Sample CSV Output without Label Sets#

If you only use one Label Set in your Category and don’t create any additional Label Sets, the CSV Export will have a different format. Each row in the CSV will represent one Annotation.

Evaluation export#

It is possible to export results of evaluation of Extraction AI into the CSV file. To do it, go to the Extraction AIs and tick the AI that you want to export evaluation for. In the dropdown menu above, select the option “Get evaluation as CSV file”. A downloaded file will have the following structure. Each line is a single Span, meaning that if an Annotation consists of a single Span, it will take 1 line, and if it consists of two, it will take 2 lines, and so on.
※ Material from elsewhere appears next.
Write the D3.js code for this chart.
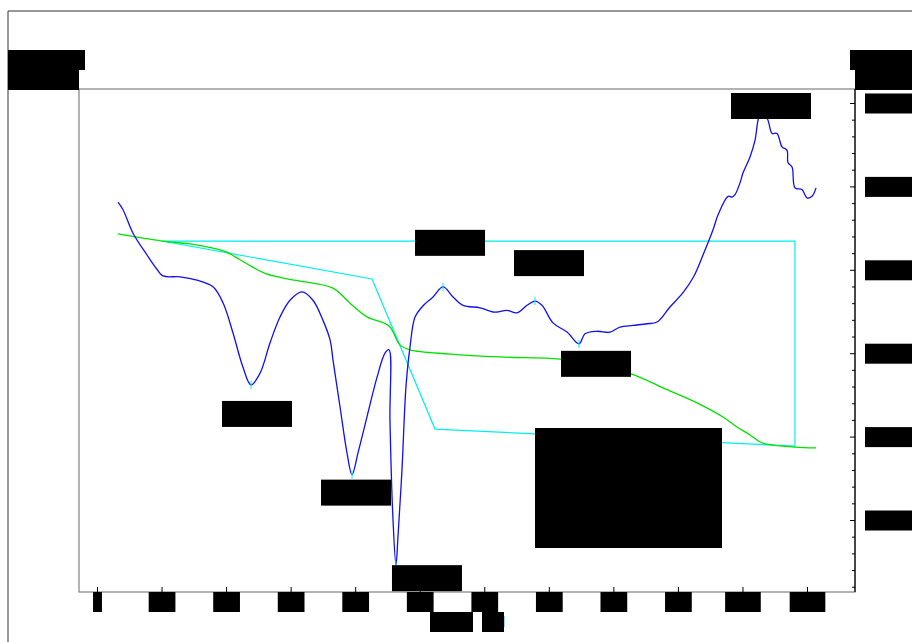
<!DOCTYPE html>
<html>
<head>
<meta charset="utf-8">
<script src="https://cdn.jsdelivr.net/npm/d3@7"></script>
<style>
  html, body { margin: 0; padding: 0; background: #fff; }
  svg { display: block; font-family: "DejaVu Sans", sans-serif; }
</style>
</head>
<body>
<svg id="chart" width="912" height="642"></svg>
<script>
// ---------------- data ----------------
const xTicks = [0, 100, 200, 300, 400, 500, 600, 700, 800, 900, 1000, 1100];
const tgTicks = [0, 20, 40, 60, 80, 100];
const tgTickLabels = ["0.0", "20.0", "40.0", "60.0", "80.0", "100.0"];

// DTA signal (blue)
const dtaTemp = [32.5,40.3,55.8,77.5,92.9,102.3,128.6,154.9,179.7,195.2,210.7,226.2,238.6,252.6,268.0,283.5,299.0,317.6,334.6,350.1,361.0,365.6,376.5,387.3,395.1,404.4,418.3,433.8,446.2,452.4,453.9,458.6,463.2,466.3,472.5,478.7,484.9,492.7,503.5,520.6,536.1,551.6,567.0,593.4,613.5,619.7,635.2,650.7,666.2,678.6,689.4,706.5,728.2,746.8,756.1,774.6,794.8,810.3,830.4,852.1,867.6,887.7,907.9,924.3,938.9,954.4,962.2,977.7,983.9,988.5,996.2,1000.9,1011.7,1019.5,1024.2,1027.2,1038.0,1045.8,1053.5,1061.3,1069.0,1070.6,1076.8,1081.4,1092.3,1100.0,1107.8,1114.0];
const dtaSignal = [-3.5,-4.4,-7.2,-9.8,-11.5,-12.3,-12.4,-12.8,-13.6,-15.5,-19.1,-23.2,-25.3,-23.9,-20.3,-17.2,-15.2,-14.2,-15.2,-17.6,-19.9,-22.3,-27.9,-33.4,-36.0,-33.4,-29.1,-24.4,-21.5,-21.1,-29.5,-41.4,-46.8,-43.4,-35.4,-25.5,-20.8,-17.2,-16.0,-14.8,-13.6,-14.8,-15.8,-16.1,-16.6,-16.6,-16.4,-16.7,-15.8,-15.3,-15.8,-17.9,-19.0,-20.4,-19.2,-18.9,-19.0,-18.4,-18.2,-18.0,-17.8,-16.0,-14.3,-12.4,-9.8,-6.8,-5.0,-2.8,-2.9,-2.6,-1.2,0.0,1.9,3.9,6.3,6.9,6.5,4.7,4.7,3.1,2.7,1.2,0.7,-1.8,-2.0,-3.0,-2.8,-1.8];

// TG mass (green)
const tgTemp = [32.5,100.7,144.1,179.7,200.3,221.6,240.6,262.3,302.6,314.5,365.6,392.0,418.3,452.4,469.4,484.9,546.8,624.3,717.3,773.1,828.8,876.8,929.5,969.8,991.5,1011.7,1027.2,1038.0,1081.4,1114.0];
const tgMass = [68.6,66.9,66.2,65.2,64.3,62.4,60.7,59.0,57.6,57.3,55.6,52.0,48.7,46.5,42.0,40.8,39.8,39.1,38.6,37.2,35.0,31.7,28.1,24.7,22.3,20.4,18.7,18.2,17.5,17.3];

// TG step analysis outline (cyan)
const stepTemp = [100.7, 1081.4, 1081.4, 523.7, 426.1, 100.7];
const stepMass = [66.9, 66.9, 17.7, 21.8, 57.8, 66.9];

// DTA peaks
const peakTemp = [238.6, 395.1, 463.2, 536.1, 678.6, 746.8, 1027.2];
const peakText = ["238.6Cel", "395.1Cel", "463.2Cel", "536.1Cel", "678.6Cel", "746.8Cel", "1027.2Cel"];

const legendLines = ["Sample", "Weight  12.345 mg", "Heating  10 Cel/min", "Atmosphere  Air", "TG step  -49.6 %"];

// ---------------- layout ----------------
const L = 79, R = 855, T = 89, B = 592;
const svg = d3.select("#chart");
const FONT = 14;

const x = d3.scaleLinear().domain([0, 1100]).range([97, 807]);
const yTg = d3.scaleLinear().domain([0, 100]).range([520, 103]);
const yDta = d3.scaleLinear().domain([-50, 10]).range([B, T]);

// outer frame
svg.append("path").attr("d", `M8,642V11H912`).attr("fill", "none").attr("stroke", "#333").attr("stroke-width", 1);
// plot frame
svg.append("rect").attr("x", L).attr("y", T).attr("width", R - L).attr("height", B - T)
  .attr("fill", "none").attr("stroke", "#808080").attr("stroke-width", 1.2);
svg.append("line").attr("x1", R).attr("x2", 912).attr("y1", T).attr("y2", T).attr("stroke", "#808080").attr("stroke-width", 1.2);

function blackBox(g, cx, top, w, h, text, anchor) {
  const gg = g.append("g");
  const rx = anchor === "start" ? cx : anchor === "end" ? cx - w : cx - w / 2;
  gg.append("rect").attr("x", rx).attr("y", top).attr("width", w).attr("height", h).attr("fill", "#000");
  gg.append("text").attr("x", anchor === "start" ? rx + 1 : rx + w / 2).attr("y", top + h / 2)
    .attr("dy", "0.35em").attr("text-anchor", anchor === "start" ? "start" : "middle")
    .attr("font-size", FONT).attr("fill", "#000").text(text);
  return gg;
}

// ---------------- x axis (ticks inward) ----------------
const xAxisG = svg.append("g").attr("transform", `translate(0,${B})`)
  .call(d3.axisBottom(x).tickValues(xTicks).tickSizeInner(-5).tickSizeOuter(0).tickPadding(5).tickFormat(d3.format("d")));
xAxisG.select(".domain").remove();
xAxisG.selectAll(".tick line").attr("stroke", "#000");
xAxisG.selectAll(".tick text").attr("font-size", FONT).attr("fill", "#000").attr("font-family", "DejaVu Sans");
xAxisG.selectAll(".tick").each(function () {
  const t = d3.select(this).select("text");
  const bb = t.node().getBBox();
  d3.select(this).insert("rect", "text").attr("x", bb.x).attr("y", 0).attr("width", bb.width).attr("height", 20).attr("fill", "#000");
});
// x axis title
blackBox(svg, 430, 612, 43, 20, "Temp", "start");
blackBox(svg, 482, 612, 22, 20, "Cel", "start");

// ---------------- right axis (TG) ----------------
const minorVals = d3.range(-16, 101, 4).filter(v => !tgTicks.includes(v));
const minorG = svg.append("g").attr("transform", `translate(${R},0)`)
  .call(d3.axisRight(yTg).tickValues(minorVals).tickSizeInner(-3).tickSizeOuter(0).tickFormat(""));
minorG.select(".domain").remove();
const rAxisG = svg.append("g").attr("transform", `translate(${R},0)`)
  .call(d3.axisRight(yTg).tickValues(tgTicks).tickSizeInner(-5).tickSizeOuter(0).tickPadding(11)
    .tickFormat((d, i) => tgTickLabels[i]));
rAxisG.select(".domain").remove();
rAxisG.selectAll(".tick text").attr("font-size", FONT).attr("fill", "#000").attr("font-family", "DejaVu Sans");
rAxisG.selectAll(".tick").insert("rect", "text").attr("x", 10).attr("y", -10).attr("width", 50).attr("height", 20).attr("fill", "#000");
svg.append("line").attr("x1", R).attr("x2", R).attr("y1", T).attr("y2", B).attr("stroke", "#000").attr("stroke-width", 1.2);

// axis titles
blackBox(svg, 8, 50, 77, 20, "DTA /uV", "start");
blackBox(svg, 8, 70, 71, 20, "exo up", "start");
blackBox(svg, 850, 50, 62, 20, "TG /%", "start");
blackBox(svg, 855, 70, 57, 20, "mass", "start");

// ---------------- curves ----------------
const plot = svg.append("g");
const stepData = stepTemp.map((t, i) => [t, stepMass[i]]);
plot.append("path").datum(stepData)
  .attr("d", d3.line().x(d => x(d[0])).y(d => yTg(d[1])))
  .attr("fill", "none").attr("stroke", "#00eeee").attr("stroke-width", 1.2);

const tgData = tgTemp.map((t, i) => [t, tgMass[i]]);
plot.append("path").datum(tgData)
  .attr("d", d3.line().curve(d3.curveCatmullRom.alpha(0.5)).x(d => x(d[0])).y(d => yTg(d[1])))
  .attr("fill", "none").attr("stroke", "#00e000").attr("stroke-width", 1.3);

const dtaData = dtaTemp.map((t, i) => [t, dtaSignal[i]]);
plot.append("path").datum(dtaData)
  .attr("d", d3.line().curve(d3.curveCatmullRom.alpha(0.5)).x(d => x(d[0])).y(d => yDta(d[1])))
  .attr("fill", "none").attr("stroke", "#1010ee").attr("stroke-width", 1.3);

// peak markers
const peakVal = peakTemp.map(t => dtaSignal[dtaTemp.indexOf(t)]);
plot.selectAll(".pk").data(peakTemp).join("line").attr("class", "pk")
  .attr("x1", d => x(d)).attr("x2", d => x(d))
  .attr("y1", (d, i) => yDta(peakVal[i]) - 4).attr("y2", (d, i) => yDta(peakVal[i]) + 4)
  .attr("stroke", "#00eeee").attr("stroke-width", 1);

// peak labels (offsets from the peak point, in px)
const labelOffset = [[6, 16], [4, 5], [31, 0], [7, -57], [14, -51], [17, 7], [11, -22]];
peakTemp.forEach((t, i) => {
  const px = x(t) + labelOffset[i][0];
  const py = yDta(peakVal[i]) + labelOffset[i][1];
  blackBox(svg, px, py, i === 6 ? 80 : 70, 26, peakText[i], "middle");
});

// legend block
const lg = svg.append("g").attr("transform", "translate(535,428)");
lg.append("rect").attr("width", 187).attr("height", 120).attr("fill", "#000");
lg.selectAll("text").data(legendLines).join("text")
  .attr("x", 8).attr("y", (d, i) => 20 + i * 22).attr("font-size", FONT).attr("fill", "#000").text(d => d);
</script>
</body>
</html>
CSV HEADER	table_id	id_	revised	id_local	label_id	duplicated	start_offset	end_offset	is_correct	is_matched	category_id	document_id	label_set_id	true_positive	false_negative	false_positive	is_correct_id_	label_threshold	is_correct_label	annotation_set_id	clf_true_positive*	document_id_local	clf_false_negative	clf_false_positive	id_local_predicted	label_id_predicted	confidence_predicted	duplicated_predicted	end_offset_predicted	is_correct_label_set	document_id_predicted	label_set_id_predicted	start_offset_predicted	tokenizer_true_positive**	tokenizer_false_negative	tokenizer_false_positive	above_predicted_threshold	label_threshold_predicted	annotation_set_id_predicted	document_id_local_predicted	is_correct_annotation_set_id	label_has_multiple_top_candidates_predicted	dataset_status
SAMPLE ROW	0	1231	FALSE	1	2	FALSE	1	5	TRUE	TRUE	5	4	3	TRUE	FALSE	FALSE	TRUE	0,1	TRUE	4	TRUE	3	FALSE	FALSE	TRUE	2	0.6	FALSE	5	TRUE	4	3	1	TRUE	FALSE	FALSE	TRUE	0.9	4	3	TRUE	FALSE	Training
Explanation	An ID of the row in the exported file	Global ID of the Annotation	If Annotation is revised or not	ID of the Annotation within this evaluation pipeline	ID of the Label to which this Annotation belongs to	If there are other rows similar to this	Beginning of an Annotation	End of an Annotation	If an Annotation is correct	If the predicted Annotation was matched to the original Annotation by Label/Label Set ID	ID of Category of the Document	ID of the Document	ID of the Label Set to which the Label of this Annotation belongs to	If Annotation was correctly predicted	If Annotation was not matched / didn’t pass threshold / Label was not predicted	If Annotation was above threshold but not matched / Label/Label Set/Annotation Set/ID was incorrect	If Annotation has a valid ID	Threshold of confidence of a Label assigned to this Annotation	If a Label was predicted correctly	ID of Annotation Set the Annotation belongs to	If predicted Annotation is correct, matched, above threshold and has correct Label	ID of the Document within this Evaluation process	If predicted Annotation is correct and matched and Label is correct but it is below threshold	If predicted Annotation is correct and matched but the Label is wrong	If Annotation’s local ID is predicted correctly	ID of a Label of a predicted Annotation	Confidence of prediction	If predicted Annotation was duplicated	Predicted Annotation’s end offset	If predicted Annotation has correct Label Set of its Label	ID of a predicted Annotation’s Document	ID of a predicted Annotation’s Label Set	Predicted Annotation’s start offset	If predicted Annotation is correct and matched and local document ID is predicted correctly	If predicted Annotation is correct and matched and local document ID is not predicted	If tokenizer_true_positive and tokenizer_false_negative are False and local document ID is predicted	If predicted Annotation has confidence equal or greater to its Label’s threshold	Threshold of a predicted Annotation’s Label	Predicted Annotation’s Annotation Set’s ID	Predicted Annotation’s Document’s local ID	If predicted Annotation’s Annotation Set was correctly predicted	If predicted Annotation’s Label’s feature of multiple top candidates was correctly predicted	Status of a document to which the Annotation belongs to

*clf_ prefix denotes metrics from Label Classifier. **tokenizer_ prefix denotes metrics regarding Tokenizer quality; e.g. tokenizer_true_positive means that Annotation is correct, is matched and its start and end were predicted correctly.